La celebrada liberación de la ex candidata presidencial colombiana Ingrid Betancourt y otros 14 rehenes, entre ellos tres estadounidenses en manos de las FARC, aparentemente por parte del ejército colombiano, tiene sin embargo todas las características de una operación contrainsurgente en la que participan desde hace tiempo –como se ha reconocido en Estados Unidos e Israel– decenas de “expertos” de ambos países. El trabajo de “Inteligencia”, que además comprende asesinatos, muertes, secuestros y torturas, así como una inversión millonaria de dólares para “quebrar” e infiltrar, data de buen tiempo atrás. Esto impidió en su momento la liberación de Betancourt, cuando varios presidentes de América latina y Europa participaron de ese intento a partir de la decisión de las FARC de liberar rehenes unilateralmente.
Alvaro Uribe se negó siempre a un intercambio de rehenes por centenares de presos políticos, lo que habría llevado al proceso de paz genuino y necesario, si de la pacificación colombiana se tratara. Pero la desaparición del escenario de las FARC hubiera determinado un cambio en la política de Estados Unidos en América latina, entre otros volver atrás el geoestratégico Plan Colombia y sus derivados, un proyecto de recolonización regional. Sin “enemigo” como las FARC, caracterizadas por Washington como “terroristas” y no como fuerzas beligerantes, tal como lo habían aceptado anteriores gobiernos colombianos en diálogos de paz en distintos momentos de la historia, Estados Unidos no tendría excusa para mantener bases y tropas en Colombia. Y menos para reinstalar allí la base militar estadounidense de Manta ubicada en Ecuador, cuya salida ha solicitado el presidente Rafael Correa. La “Operación Jaque” resulta clave para Uribe –que espera reelegirse rápidamente– y para Washington, a tal punto de que para llegar a esta situación no dudaron en violar la soberanía ecuatoriana el 1º de marzo pasado, para bombardear un campamento de negociación de las FARC, cuya existencia conocía el presidente colombiano y cuando se estaba por concretar la liberación de Betancourt. Esta demora para lograr esos objetivos hubiera podido terminar en una gran tragedia.
De allí surgen las dudas, como revelan las noticias de la radio suizo-francesa sobre la versión oficial de Colombia, que sostiene que la liberación de los rehenes no fue una acción militar, sino “una transacción de 20 millones de dólares”. Un acuerdo negociado con la esposa de uno de los hombres de las FARC detenida y “quebrada” por las fuerzas militares con dinero aportado por Estados Unidos.

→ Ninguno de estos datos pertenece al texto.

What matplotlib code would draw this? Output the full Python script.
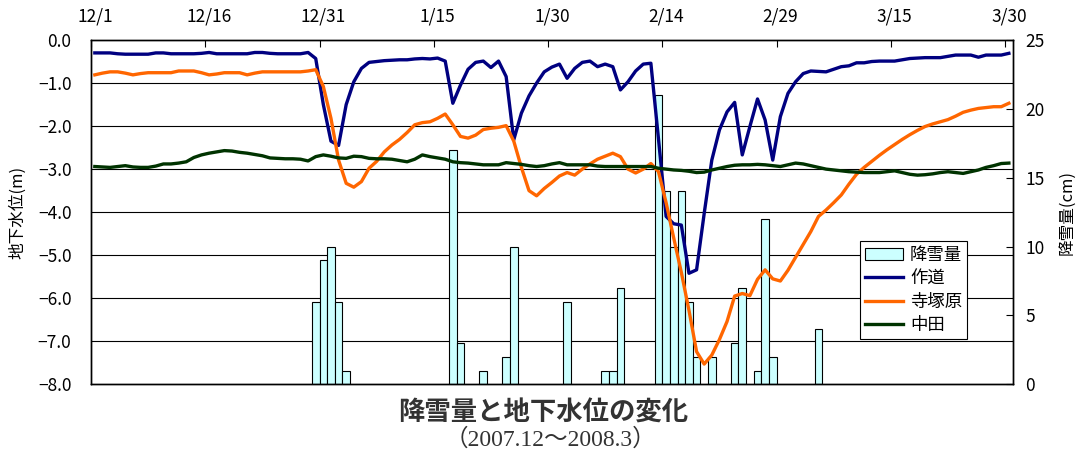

Precisamente, el Comando Sur estadounidense que trabaja desde hace cinco años por el rescate de Keith Stansell, Marc Gonsalves y Thomas Howes, detenidos por las FARC en plena acción contrainsurgente, reconoció que realizó no menos de 175 operaciones de Inteligencia en Colombia. Se destinaron 50 millones de dólares por año para ese rescate. Una buena parte fue a parar a manos de los paramilitares. A esto se agrega la ya asumida participación de asesores israelíes de una empresa privada, aprobada por el Ministerio de Defensa de Israel. Así, esta operación que debía ser festejada como una acción de paz evidencia la intervención extranjera en un país de la región y obstaculiza cualquier acuerdo genuino de paz en Colombia y significa la continuidad de una política destinada a utilizar a ese país como un trampolín para otros planes bélicos sobre la región, quitando aire a una América latina con un nuevo mapa político.
La liberación de los rehenes tiene dos caras: el festejo de esas libertades esperadas y el infame uso de esta situación para prolongar la agonía de un país que desde los años ’60 es víctima de un terrorismo de Estado encubierto y donde hay miles de asesinados, secuestrados y desaparecidos. No es precisamente el comienzo de una paz con justicia, dignidad y soberanía, donde la impunidad sea desterrada para siempre.